In terms of the franchise and spinoffs, this game is on cue. As it follows a different path in the beginning for the northlanders and their tribes, you eventually come back into the fold of regular life for the world, fighting with archmages and griffons as you did in the older titles. It is a different vibe, to be sure, but not original in its true definition. It does keep you guessing, however, and the environments and unit change in the first half definitely gives the game a different feel. It is still a King’s Bounty sequel, thus changing too much would stray too far from the tree, something us fans would rather not see.

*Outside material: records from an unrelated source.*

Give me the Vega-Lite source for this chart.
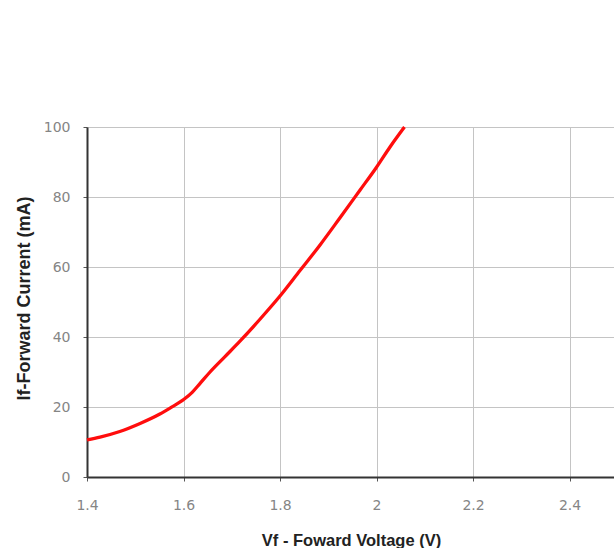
{
  "$schema": "https://vega.github.io/schema/vega-lite/v6.json",
  "autosize": {"type": "none"},
  "padding": {"left": 87, "top": 127, "right": 0, "bottom": 71},
  "width": 527,
  "height": 350,
  "background": "white",
  "config": {
    "view": {"stroke": null},
    "axis": {
      "labelFont": "DejaVu Sans",
      "labelFontSize": 14,
      "labelColor": "#858585",
      "labelFlush": false,
      "titleFont": "Liberation Sans",
      "titleFontWeight": "bold",
      "titleColor": "#222222",
      "gridColor": "#c4c4c4",
      "gridWidth": 1,
      "gridOpacity": 1,
      "domainColor": "#333333",
      "domainWidth": 2,
      "tickColor": "#555555",
      "tickSize": 4
    }
  },
  "datasets": {
    "curve": [
      {"voltage": 1.400, "current": 10.6},
      {"voltage": 1.427, "current": 11.4},
      {"voltage": 1.468, "current": 13.0},
      {"voltage": 1.510, "current": 15.3},
      {"voltage": 1.551, "current": 18.0},
      {"voltage": 1.572, "current": 19.7},
      {"voltage": 1.601, "current": 22.2},
      {"voltage": 1.618, "current": 24.2},
      {"voltage": 1.634, "current": 26.7},
      {"voltage": 1.655, "current": 30.0},
      {"voltage": 1.686, "current": 34.4},
      {"voltage": 1.717, "current": 38.8},
      {"voltage": 1.758, "current": 45.0},
      {"voltage": 1.800, "current": 51.7},
      {"voltage": 1.841, "current": 58.9},
      {"voltage": 1.883, "current": 66.3},
      {"voltage": 1.924, "current": 74.0},
      {"voltage": 1.966, "current": 82.0},
      {"voltage": 1.999, "current": 88.3},
      {"voltage": 2.028, "current": 94.3},
      {"voltage": 2.058, "current": 100.0}
    ]
  },
  "layer": [
    {
      "data": {"name": "curve"},
      "mark": {"type": "line", "color": "#ff0d0d", "strokeWidth": 3.3, "interpolate": "monotone"},
      "encoding": {
        "x": {
          "field": "voltage", "type": "quantitative",
          "scale": {"domain": [1.4, 2.4922], "nice": false, "zero": false},
          "axis": {
            "values": [1.4, 1.6, 1.8, 2.0, 2.2, 2.4],
            "format": "~g",
            "labelPadding": 17,
            "title": "Vf - Foward Voltage (V)",
            "titleFontSize": 16.5,
            "titleX": 264,
            "titleY": 63,
            "titleBaseline": "middle",
            "titleAnchor": "middle"
          }
        },
        "y": {
          "field": "current", "type": "quantitative",
          "scale": {"domain": [0, 100], "nice": false},
          "axis": {
            "values": [0, 20, 40, 60, 80, 100],
            "labelPadding": 13,
            "title": "If-Forward Current (mA)",
            "titleFontSize": 18,
            "titleX": -63,
            "titleY": 171,
            "titleAngle": -90,
            "titleBaseline": "middle",
            "titleAnchor": "middle"
          }
        }
      }
    },
    {
      "mark": {"type": "rule", "color": "#333333", "strokeWidth": 2},
      "encoding": {"y": {"datum": 100, "type": "quantitative"}}
    }
  ]
}
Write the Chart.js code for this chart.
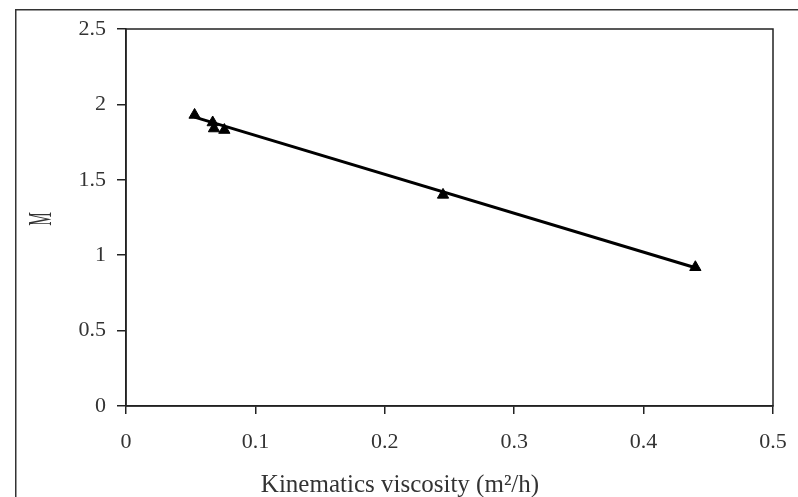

Holy crap was I glued to my screen. Late nights, early mornings, any time I could find to fit in an extra battle or two, I found myself doing. Ever tied your shoelaces with one hand while ordering troops with the other? Try it, it’s fun. How large of a foe can you defeat with such a meager or simple army? Tried and tested, and utterly approved. This game gets to you, and makes you want to continue. If not for the storyline, you at least want to destroy the next hero or rise to the ranks on the leaderboards. There is not much else I can say, my hands are still quivering from withdrawal.

Appeal Factor

This will appeal to not only those who have followed the King’s Bounty franchise, but the Might and Magic series as well. With not as much capital put into this game as the spinoff, it still delivers an almost crushing blow in my opinion. Following a hero more like an RPG as opposed to a RTS/RPG, the hexagonal turn based combat style can appeal to the casual and the hardcore. It is a great game for someone looking to try out something new, and for those following the series for the past twenty years, something to sate your hunger until the new MMO is released later this year.


No content additions have been talked about, as this seems to be one in its own right, following and picking up from the last game where it left off. It leaves me wanting more, and looking to obtain and grind through the previous games that I have missed.

The Scores
Story: Great
Graphics: Good
Audio: Amazing
Gameplay: Classic
Replayability: Great
Balance: Classic
Originality: Good
Addictiveness: Amazing
Appeal Factor: Great
Miscellaneous: Great
Final Score: Great Game!

Short Attention Span Summary
For those new or those that have followed the KB franchise since the 90s, King’s Bounty: Warriors of the North is a must have. Its hexagonal turn based combat coupled with the strategy and tactics needed to quell hordes of undead have raised it up my list of fleshed out titles. With the variety of options, difficulties, and army diversity available, it will suck hours, days, weeks of your life away with blissful memories.